L’aumento generalizzato dei prezzi registrato dall’Eurostat a fine luglio 2022 si attestava all’8,9%, in leggero aumento rispetto al +8,6% del giugno precedente ed evidentemente più elevato se confrontato al +2,2% dello stesso mese dell’anno precedente. Questa era la situazione quando i tassi nell’area euro erano praticamente azzerati.
Oggi, con i tassi che hanno raggiunto quota 3,75%, 4% e 3,75% l’Eurostat ha stimato un incremento annuale del 7,0% ad aprile 2023, in rialzo di un +0,1% rispetto a marzo 2023, seppur in ribasso rispetto a febbraio 2023, quando l’inflazione registrata nell’area euro era di +8,5%.
Ciò vuol dire che da luglio 2022, la costante e rigida stretta monetaria europea ha ottenuto come risultato quello di far scendere l’indice europeo dei prezzi al consumo dell’1,9%.
Guardando i dati di casa nostra, l’Istat ha stimato nel mese di luglio 2022 un aumento del 7,9% su base annua dell’indice nazionale dei prezzi al consumo che, dopo il picco di ottobre e novembre con un +11,8%, è sceso fino ad arrivare ad aprile all’8,3%, sempre comunque molto lontano dal 2% imposto dall’UE.
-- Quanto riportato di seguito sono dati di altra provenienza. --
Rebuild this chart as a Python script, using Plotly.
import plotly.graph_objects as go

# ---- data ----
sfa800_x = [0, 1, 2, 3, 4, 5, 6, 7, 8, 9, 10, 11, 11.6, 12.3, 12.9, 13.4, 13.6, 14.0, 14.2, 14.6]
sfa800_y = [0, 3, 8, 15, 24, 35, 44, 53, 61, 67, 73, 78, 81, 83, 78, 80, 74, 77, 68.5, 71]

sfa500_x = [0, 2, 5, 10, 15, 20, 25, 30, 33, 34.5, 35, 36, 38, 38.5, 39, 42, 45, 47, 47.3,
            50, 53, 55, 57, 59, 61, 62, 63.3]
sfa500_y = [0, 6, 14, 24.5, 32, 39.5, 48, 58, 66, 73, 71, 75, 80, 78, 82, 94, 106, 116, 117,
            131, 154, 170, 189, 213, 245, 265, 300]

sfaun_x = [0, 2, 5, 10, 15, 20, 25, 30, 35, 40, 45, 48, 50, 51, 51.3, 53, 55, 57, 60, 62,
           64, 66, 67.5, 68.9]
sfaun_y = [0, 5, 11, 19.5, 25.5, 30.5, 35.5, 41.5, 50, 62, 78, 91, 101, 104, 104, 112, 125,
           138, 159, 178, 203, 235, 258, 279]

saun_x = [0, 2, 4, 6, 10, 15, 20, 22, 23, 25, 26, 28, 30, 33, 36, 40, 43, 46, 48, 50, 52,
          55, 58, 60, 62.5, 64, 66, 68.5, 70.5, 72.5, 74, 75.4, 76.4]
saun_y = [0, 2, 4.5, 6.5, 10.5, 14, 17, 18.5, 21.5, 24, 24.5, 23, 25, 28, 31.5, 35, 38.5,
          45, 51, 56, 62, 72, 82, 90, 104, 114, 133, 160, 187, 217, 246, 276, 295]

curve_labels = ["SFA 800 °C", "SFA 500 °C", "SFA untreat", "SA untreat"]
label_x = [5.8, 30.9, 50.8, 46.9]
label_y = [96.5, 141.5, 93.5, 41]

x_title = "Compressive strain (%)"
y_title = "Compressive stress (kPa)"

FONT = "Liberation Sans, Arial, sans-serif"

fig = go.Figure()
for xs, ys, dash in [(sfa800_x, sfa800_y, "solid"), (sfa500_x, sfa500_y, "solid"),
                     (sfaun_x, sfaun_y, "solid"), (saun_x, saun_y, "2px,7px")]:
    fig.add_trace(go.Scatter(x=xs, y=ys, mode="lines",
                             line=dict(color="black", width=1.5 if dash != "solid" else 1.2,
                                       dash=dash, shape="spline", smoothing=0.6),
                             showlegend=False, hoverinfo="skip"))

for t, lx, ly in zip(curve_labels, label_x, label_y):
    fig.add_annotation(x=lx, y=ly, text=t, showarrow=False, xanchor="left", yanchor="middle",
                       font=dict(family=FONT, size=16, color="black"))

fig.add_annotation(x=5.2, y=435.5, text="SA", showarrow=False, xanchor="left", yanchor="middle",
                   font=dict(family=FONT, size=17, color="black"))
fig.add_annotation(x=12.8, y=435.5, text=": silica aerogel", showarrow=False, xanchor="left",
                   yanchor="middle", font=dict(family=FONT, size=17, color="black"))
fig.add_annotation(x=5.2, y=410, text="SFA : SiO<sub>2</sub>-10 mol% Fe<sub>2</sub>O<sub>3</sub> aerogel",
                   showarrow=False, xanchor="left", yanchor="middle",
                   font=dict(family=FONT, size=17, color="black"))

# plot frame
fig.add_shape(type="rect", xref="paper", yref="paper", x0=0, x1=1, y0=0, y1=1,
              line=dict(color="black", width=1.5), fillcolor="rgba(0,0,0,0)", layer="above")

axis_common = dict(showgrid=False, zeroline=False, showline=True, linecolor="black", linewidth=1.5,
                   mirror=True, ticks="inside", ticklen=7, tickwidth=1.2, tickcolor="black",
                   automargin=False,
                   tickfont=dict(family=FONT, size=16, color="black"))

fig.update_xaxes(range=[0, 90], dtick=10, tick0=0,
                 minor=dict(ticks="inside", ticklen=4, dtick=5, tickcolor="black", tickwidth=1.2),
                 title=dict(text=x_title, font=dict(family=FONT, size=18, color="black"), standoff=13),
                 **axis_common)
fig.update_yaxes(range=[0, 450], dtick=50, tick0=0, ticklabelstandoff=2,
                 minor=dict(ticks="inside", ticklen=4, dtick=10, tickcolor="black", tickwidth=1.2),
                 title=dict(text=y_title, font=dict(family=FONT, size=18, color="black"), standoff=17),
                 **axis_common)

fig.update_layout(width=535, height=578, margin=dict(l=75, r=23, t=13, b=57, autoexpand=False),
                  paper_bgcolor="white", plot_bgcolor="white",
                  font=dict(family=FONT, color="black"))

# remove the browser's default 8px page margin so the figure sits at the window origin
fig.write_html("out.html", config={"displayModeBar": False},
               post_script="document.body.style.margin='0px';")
Sono significativi questi esiti a livello europeo e nazionale? E giustificano gli effetti negativi sul mercato immobiliare?
Leggendo le parole scritte sul sito della BCE parrebbe di sì, dato che da Francoforte Christine Lagarde e la sua squadra fanno sapere che “Le decisioni future del Consiglio direttivo assicureranno che i tassi di riferimento siano fissati a livelli sufficientemente restrittivi da conseguire un ritorno tempestivo dell’inflazione all’obiettivo del 2% nel medio termine e siano mantenuti su tali livelli finché necessario”.